#### COLLECTED MATERIAL ####

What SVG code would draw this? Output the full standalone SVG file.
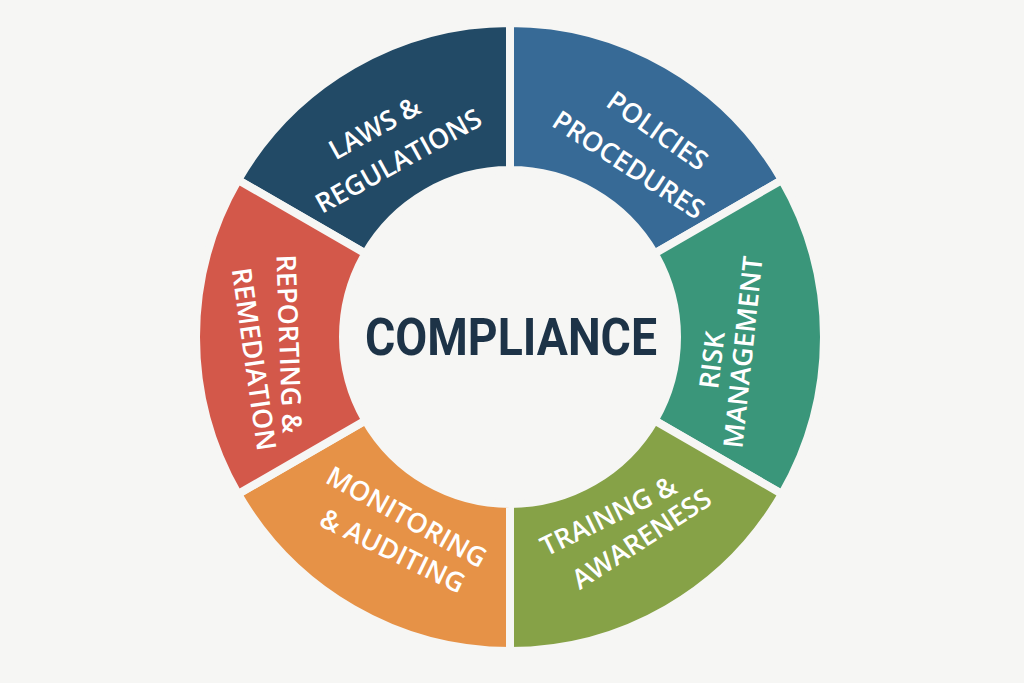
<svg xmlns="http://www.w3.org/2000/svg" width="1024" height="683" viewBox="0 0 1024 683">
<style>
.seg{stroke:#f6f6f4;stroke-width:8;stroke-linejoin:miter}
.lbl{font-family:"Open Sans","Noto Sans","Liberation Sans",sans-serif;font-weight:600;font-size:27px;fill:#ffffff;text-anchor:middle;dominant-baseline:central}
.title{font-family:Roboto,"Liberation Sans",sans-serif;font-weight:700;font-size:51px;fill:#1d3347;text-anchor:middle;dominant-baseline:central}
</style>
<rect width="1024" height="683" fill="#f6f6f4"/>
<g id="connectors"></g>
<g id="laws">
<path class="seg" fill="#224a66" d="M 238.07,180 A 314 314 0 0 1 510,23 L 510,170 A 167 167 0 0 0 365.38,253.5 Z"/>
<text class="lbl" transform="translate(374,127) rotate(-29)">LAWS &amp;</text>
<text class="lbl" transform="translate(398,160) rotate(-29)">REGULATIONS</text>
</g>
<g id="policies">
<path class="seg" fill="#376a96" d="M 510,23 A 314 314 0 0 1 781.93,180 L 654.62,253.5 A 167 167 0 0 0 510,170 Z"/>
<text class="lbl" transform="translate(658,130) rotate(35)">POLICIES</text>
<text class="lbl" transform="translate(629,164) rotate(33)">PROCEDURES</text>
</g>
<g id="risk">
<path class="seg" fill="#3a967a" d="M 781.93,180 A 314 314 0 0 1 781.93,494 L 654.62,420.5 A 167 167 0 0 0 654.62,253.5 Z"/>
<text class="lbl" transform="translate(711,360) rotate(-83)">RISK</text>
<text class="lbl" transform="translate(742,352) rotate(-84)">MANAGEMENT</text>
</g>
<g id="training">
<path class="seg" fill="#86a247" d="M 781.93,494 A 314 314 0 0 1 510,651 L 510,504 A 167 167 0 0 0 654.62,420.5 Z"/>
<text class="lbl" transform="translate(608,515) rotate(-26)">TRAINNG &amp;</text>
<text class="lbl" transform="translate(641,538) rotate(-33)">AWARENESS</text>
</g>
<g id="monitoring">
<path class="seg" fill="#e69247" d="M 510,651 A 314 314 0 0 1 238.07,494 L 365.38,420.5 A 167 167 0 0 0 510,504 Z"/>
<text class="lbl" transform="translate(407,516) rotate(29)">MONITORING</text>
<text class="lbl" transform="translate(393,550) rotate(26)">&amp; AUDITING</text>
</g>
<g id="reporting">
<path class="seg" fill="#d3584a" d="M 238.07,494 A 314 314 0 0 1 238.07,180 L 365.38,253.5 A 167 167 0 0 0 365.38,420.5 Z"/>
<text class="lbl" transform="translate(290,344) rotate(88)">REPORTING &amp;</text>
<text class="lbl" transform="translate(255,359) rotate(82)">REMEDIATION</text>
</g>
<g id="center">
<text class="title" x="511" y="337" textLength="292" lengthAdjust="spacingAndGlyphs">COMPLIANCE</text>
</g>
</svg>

####

REQUEST: Each line of the data is to be duplicated exactly; pictures stay out of the copy.

RIGHT ANSWER:
What SVG code would draw this? Output the full standalone SVG file.
<svg xmlns="http://www.w3.org/2000/svg" width="1024" height="683" viewBox="0 0 1024 683">
<style>
.seg{stroke:#f6f6f4;stroke-width:8;stroke-linejoin:miter}
.lbl{font-family:"Open Sans","Noto Sans","Liberation Sans",sans-serif;font-weight:600;font-size:27px;fill:#ffffff;text-anchor:middle;dominant-baseline:central}
.title{font-family:Roboto,"Liberation Sans",sans-serif;font-weight:700;font-size:51px;fill:#1d3347;text-anchor:middle;dominant-baseline:central}
</style>
<rect width="1024" height="683" fill="#f6f6f4"/>
<g id="connectors"></g>
<g id="laws">
<path class="seg" fill="#224a66" d="M 238.07,180 A 314 314 0 0 1 510,23 L 510,170 A 167 167 0 0 0 365.38,253.5 Z"/>
<text class="lbl" transform="translate(374,127) rotate(-29)">LAWS &amp;</text>
<text class="lbl" transform="translate(398,160) rotate(-29)">REGULATIONS</text>
</g>
<g id="policies">
<path class="seg" fill="#376a96" d="M 510,23 A 314 314 0 0 1 781.93,180 L 654.62,253.5 A 167 167 0 0 0 510,170 Z"/>
<text class="lbl" transform="translate(658,130) rotate(35)">POLICIES</text>
<text class="lbl" transform="translate(629,164) rotate(33)">PROCEDURES</text>
</g>
<g id="risk">
<path class="seg" fill="#3a967a" d="M 781.93,180 A 314 314 0 0 1 781.93,494 L 654.62,420.5 A 167 167 0 0 0 654.62,253.5 Z"/>
<text class="lbl" transform="translate(711,360) rotate(-83)">RISK</text>
<text class="lbl" transform="translate(742,352) rotate(-84)">MANAGEMENT</text>
</g>
<g id="training">
<path class="seg" fill="#86a247" d="M 781.93,494 A 314 314 0 0 1 510,651 L 510,504 A 167 167 0 0 0 654.62,420.5 Z"/>
<text class="lbl" transform="translate(608,515) rotate(-26)">TRAINNG &amp;</text>
<text class="lbl" transform="translate(641,538) rotate(-33)">AWARENESS</text>
</g>
<g id="monitoring">
<path class="seg" fill="#e69247" d="M 510,651 A 314 314 0 0 1 238.07,494 L 365.38,420.5 A 167 167 0 0 0 510,504 Z"/>
<text class="lbl" transform="translate(407,516) rotate(29)">MONITORING</text>
<text class="lbl" transform="translate(393,550) rotate(26)">&amp; AUDITING</text>
</g>
<g id="reporting">
<path class="seg" fill="#d3584a" d="M 238.07,494 A 314 314 0 0 1 238.07,180 L 365.38,253.5 A 167 167 0 0 0 365.38,420.5 Z"/>
<text class="lbl" transform="translate(290,344) rotate(88)">REPORTING &amp;</text>
<text class="lbl" transform="translate(255,359) rotate(82)">REMEDIATION</text>
</g>
<g id="center">
<text class="title" x="511" y="337" textLength="292" lengthAdjust="spacingAndGlyphs">COMPLIANCE</text>
</g>
</svg>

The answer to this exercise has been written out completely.